A toda a velocidade

Estamos até dispostos a sacrificar a nossa saúde em troca de conteúdos.

É raro falar em telecomunicações sem abordar o tema da velocidade da ligação. Todos queremos que a internet responda mais depressa. Todos queremos ligações mais rápidas e quanto mais intensiva se torna a utilização da internet nos telemóveis, mais importante se torna o paradigma da velocidade. Foi esta a promessa do 3G, do 4G e agora do 5G. E uns mais cedo, outros mais tarde, todas as pessoas vão acabar por aderir e migrar para a nova realidade. Mas será o 5G uma evolução ou será que estamos perante uma revolução?

O facto da promessa não ser nova, das operadoras sempre terem insistido no tema da velocidade, tem um efeito de Pedro e o lobo. Não é fácil convencer as pessoas que desta é que é, mesmo apesar das diferenças notórias para as anteriores gerações. No que toca a velocidade queremos imediatismo, esperar é desesperar. Objetivamente o 5G tem capacidade para entregar muito mais do que a atual geração, dispensando a necessidade dos fios. E por aqui, as pessoas vão perceber mais facilmente uma grande transformação. 

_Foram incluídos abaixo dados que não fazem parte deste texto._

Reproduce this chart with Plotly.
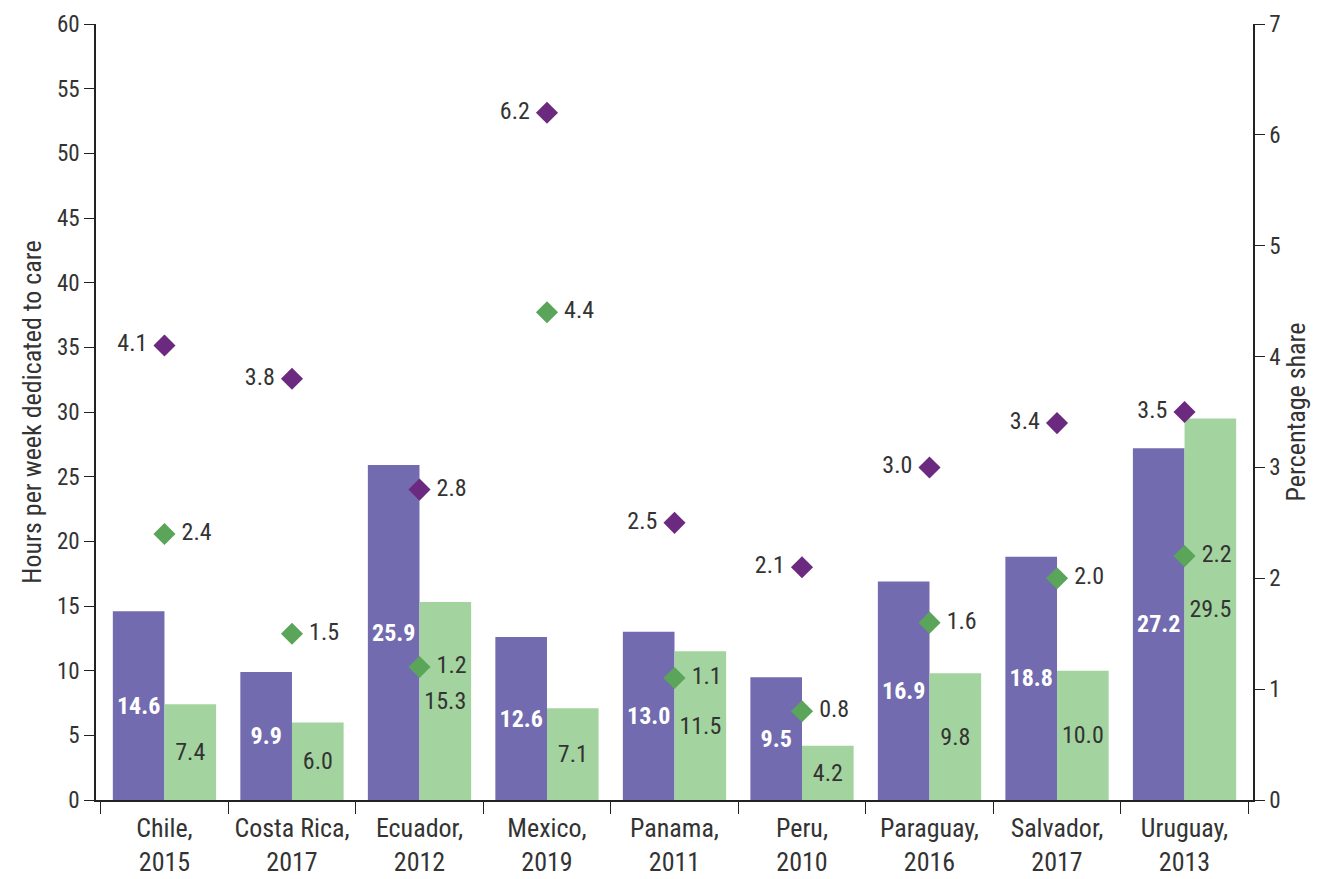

O fator mais importante, e tangível, será a forma como vamos consumidor conteúdos. Hoje damos mais importância aos conteúdos do que, por exemplo, a cuidados de saúde. De acordo com um estudo do grupo Havas, realizado em trinta e sete países e que reuniu a opinião de mais de dezassete mil pessoas, 83% dos inquiridos considera o entretenimento uma necessidade vital, mas só 54% declara prestar muita atenção aos cuidados de saúde. Estamos até dispostos a sacrificar a nossa saúde em troca de conteúdos, já que 56% admite preferir e praticar bindge watching – ver episódios normalmente da mesma série em catadupa – a dormir! E nas gerações mais novas são cerca de 40% os que afirmam não conseguir viver sem netflix.  

Com toda a certeza há aspetos muito negativos perante esta nova realidade. Queremos o aqui e o agora como nunca e interessa pouco a tecnologia que torna possível essa realidade. O que não é de todo possível, pelo menos enquanto o fator humano fizer parte da equação. E vai continuar a fazer, até porque evoluímos no sentido do consumidor, que é produtors e também distribuidor. Ninguém quer o conteúdo só para si. Seja por autopromoção ou por vontade genuína de partilhar o melhor de nós, do que somos, sabemos ou temos acesso queremos partilhas com os outros, muitas vezes com o mundo. 55% dos inquiridos da geração Z, pessoas com idade inferior a trinta anos, admitem que sentem a necessidade de entreterem permanentemente amigos, família e até os colegas de trabalho. Mas entretenimento não implica apenas proporcionar momentos de diversão e descontração. 88% considera que é missão do entretenimento educar e capacitar mais as pessoas em áreas como a criatividade, a rapidez de raciocínio, capacidade de resolver problemas, autoconfiança e colaboração. 

A exigência do 5G e o argumento da velocidade é indissociável da experiência que nos vai proporcionar no consumo de conteúdos. Somos cada vez mais exigentes, a expetativa é cada vez maior e a velocidade de uma rede depende sobretudo da nossa perceção e da experiência que vamos conseguir usufruir. Interessa muito pouco a promessa das dezenas ou centenas de mega ou gigabits. O que vai ditar se estamos perante uma evolução, e certamente que vamos notar diferenças para o atual padrão, é forma como a essa diferença se traduz na experiência dos conteúdos e do nível de entretenimento que proporciona. A forma como a nova geração se relaciona com os conteúdos é revolucionária face às anteriores. O 5G só tem que corresponder às suas expetativas. O que não é nada fácil.